__Work to do__
Quote, verbatim, all material below, without pictures.

== Information supplied

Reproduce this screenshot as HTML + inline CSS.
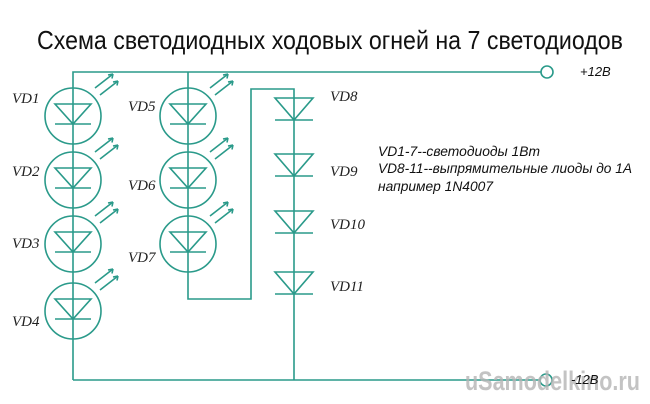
<!DOCTYPE html>
<html><head><meta charset="utf-8"><style>
html,body{margin:0;padding:0;background:#fff;width:650px;height:404px;overflow:hidden}
svg{display:block}
</style></head><body>
<svg width="650" height="404" viewBox="0 0 650 404" xmlns="http://www.w3.org/2000/svg">
<defs>
<g id="led" fill="none" stroke="#2a9a8a" stroke-width="1.6">
  <circle cx="0" cy="0" r="28" fill="#fff"/>
  <path d="M-18,-12 H18 L0,8 Z"/>
  <line x1="-18" y1="8" x2="18" y2="8"/>
  <line x1="0" y1="-28" x2="0" y2="28"/>
  <line x1="22" y1="-28" x2="40" y2="-42"/>
  <line x1="27" y1="-21" x2="45" y2="-35"/>
  <path d="M40,-42 l-5,1 M40,-42 l-1,4.5 M45,-35 l-5,1 M45,-35 l-1,4.5"/>
</g>
<g id="dio" fill="none" stroke="#2a9a8a" stroke-width="1.6">
  <path d="M-19,0 H19 L0,22 Z"/>
  <line x1="-19" y1="22" x2="19" y2="22"/>
</g>
</defs>
<text x="37" y="49" font-family="Liberation Sans, DejaVu Sans, sans-serif" font-size="26" textLength="586" lengthAdjust="spacingAndGlyphs" fill="#111">Схема светодиодных ходовых огней на 7 светодиодов</text>
<g fill="none" stroke="#2a9a8a" stroke-width="1.6">
  <polyline points="73,380 73,72 541,72"/>
  <line x1="188" y1="72" x2="188" y2="242"/>
  <polyline points="188,242 188,299 251,299 251,89 294,89 294,380"/>
  <line x1="73" y1="380" x2="540" y2="380"/>
  <circle cx="547" cy="72" r="6" fill="#fff"/>
  <circle cx="546" cy="380" r="6" fill="#fff"/>
</g>
<use href="#led" x="73" y="116"/>
<use href="#led" x="73" y="180"/>
<use href="#led" x="73" y="244"/>
<use href="#led" x="73" y="311"/>
<use href="#led" x="188" y="116"/>
<use href="#led" x="188" y="180"/>
<use href="#led" x="188" y="244"/>
<use href="#dio" x="294" y="98"/>
<use href="#dio" x="294" y="154"/>
<use href="#dio" x="294" y="211"/>
<use href="#dio" x="294" y="272"/>
<g font-family="Liberation Serif, serif" font-style="italic" font-size="15" fill="#222">
<text x="12" y="103">VD1</text>
<text x="12" y="176">VD2</text>
<text x="12" y="248">VD3</text>
<text x="12" y="326">VD4</text>
<text x="128" y="111">VD5</text>
<text x="128" y="190">VD6</text>
<text x="128" y="262">VD7</text>
<text x="330" y="101">VD8</text>
<text x="330" y="176">VD9</text>
<text x="330" y="229">VD10</text>
<text x="330" y="291">VD11</text>
</g>
<g font-family="Liberation Sans, DejaVu Sans, sans-serif" font-style="italic" font-size="14" fill="#111">
<text x="378" y="156" textLength="162" lengthAdjust="spacingAndGlyphs">VD1-7--светодиоды 1Вт</text>
<text x="378" y="173" textLength="254" lengthAdjust="spacingAndGlyphs">VD8-11--выпрямительные лиоды до 1А</text>
<text x="378" y="191" textLength="115" lengthAdjust="spacingAndGlyphs">например 1N4007</text>
<text x="580" y="76" font-size="13">+12В</text>
</g>
<text x="465" y="390" font-family="Liberation Sans, sans-serif" font-weight="bold" font-size="27" fill="#b4b4b4" fill-opacity="0.8" textLength="175" lengthAdjust="spacingAndGlyphs">uSamodelkino.ru</text>
<text x="571" y="384" font-family="Liberation Sans, sans-serif" font-style="italic" font-size="13" fill="#111">-12В</text>
</svg>
</body></html>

====

__Answer to this problem__
Reproduce this screenshot as HTML + inline CSS.
<!DOCTYPE html>
<html><head><meta charset="utf-8"><style>
html,body{margin:0;padding:0;background:#fff;width:650px;height:404px;overflow:hidden}
svg{display:block}
</style></head><body>
<svg width="650" height="404" viewBox="0 0 650 404" xmlns="http://www.w3.org/2000/svg">
<defs>
<g id="led" fill="none" stroke="#2a9a8a" stroke-width="1.6">
  <circle cx="0" cy="0" r="28" fill="#fff"/>
  <path d="M-18,-12 H18 L0,8 Z"/>
  <line x1="-18" y1="8" x2="18" y2="8"/>
  <line x1="0" y1="-28" x2="0" y2="28"/>
  <line x1="22" y1="-28" x2="40" y2="-42"/>
  <line x1="27" y1="-21" x2="45" y2="-35"/>
  <path d="M40,-42 l-5,1 M40,-42 l-1,4.5 M45,-35 l-5,1 M45,-35 l-1,4.5"/>
</g>
<g id="dio" fill="none" stroke="#2a9a8a" stroke-width="1.6">
  <path d="M-19,0 H19 L0,22 Z"/>
  <line x1="-19" y1="22" x2="19" y2="22"/>
</g>
</defs>
<text x="37" y="49" font-family="Liberation Sans, DejaVu Sans, sans-serif" font-size="26" textLength="586" lengthAdjust="spacingAndGlyphs" fill="#111">Схема светодиодных ходовых огней на 7 светодиодов</text>
<g fill="none" stroke="#2a9a8a" stroke-width="1.6">
  <polyline points="73,380 73,72 541,72"/>
  <line x1="188" y1="72" x2="188" y2="242"/>
  <polyline points="188,242 188,299 251,299 251,89 294,89 294,380"/>
  <line x1="73" y1="380" x2="540" y2="380"/>
  <circle cx="547" cy="72" r="6" fill="#fff"/>
  <circle cx="546" cy="380" r="6" fill="#fff"/>
</g>
<use href="#led" x="73" y="116"/>
<use href="#led" x="73" y="180"/>
<use href="#led" x="73" y="244"/>
<use href="#led" x="73" y="311"/>
<use href="#led" x="188" y="116"/>
<use href="#led" x="188" y="180"/>
<use href="#led" x="188" y="244"/>
<use href="#dio" x="294" y="98"/>
<use href="#dio" x="294" y="154"/>
<use href="#dio" x="294" y="211"/>
<use href="#dio" x="294" y="272"/>
<g font-family="Liberation Serif, serif" font-style="italic" font-size="15" fill="#222">
<text x="12" y="103">VD1</text>
<text x="12" y="176">VD2</text>
<text x="12" y="248">VD3</text>
<text x="12" y="326">VD4</text>
<text x="128" y="111">VD5</text>
<text x="128" y="190">VD6</text>
<text x="128" y="262">VD7</text>
<text x="330" y="101">VD8</text>
<text x="330" y="176">VD9</text>
<text x="330" y="229">VD10</text>
<text x="330" y="291">VD11</text>
</g>
<g font-family="Liberation Sans, DejaVu Sans, sans-serif" font-style="italic" font-size="14" fill="#111">
<text x="378" y="156" textLength="162" lengthAdjust="spacingAndGlyphs">VD1-7--светодиоды 1Вт</text>
<text x="378" y="173" textLength="254" lengthAdjust="spacingAndGlyphs">VD8-11--выпрямительные лиоды до 1А</text>
<text x="378" y="191" textLength="115" lengthAdjust="spacingAndGlyphs">например 1N4007</text>
<text x="580" y="76" font-size="13">+12В</text>
</g>
<text x="465" y="390" font-family="Liberation Sans, sans-serif" font-weight="bold" font-size="27" fill="#b4b4b4" fill-opacity="0.8" textLength="175" lengthAdjust="spacingAndGlyphs">uSamodelkino.ru</text>
<text x="571" y="384" font-family="Liberation Sans, sans-serif" font-style="italic" font-size="13" fill="#111">-12В</text>
</svg>
</body></html>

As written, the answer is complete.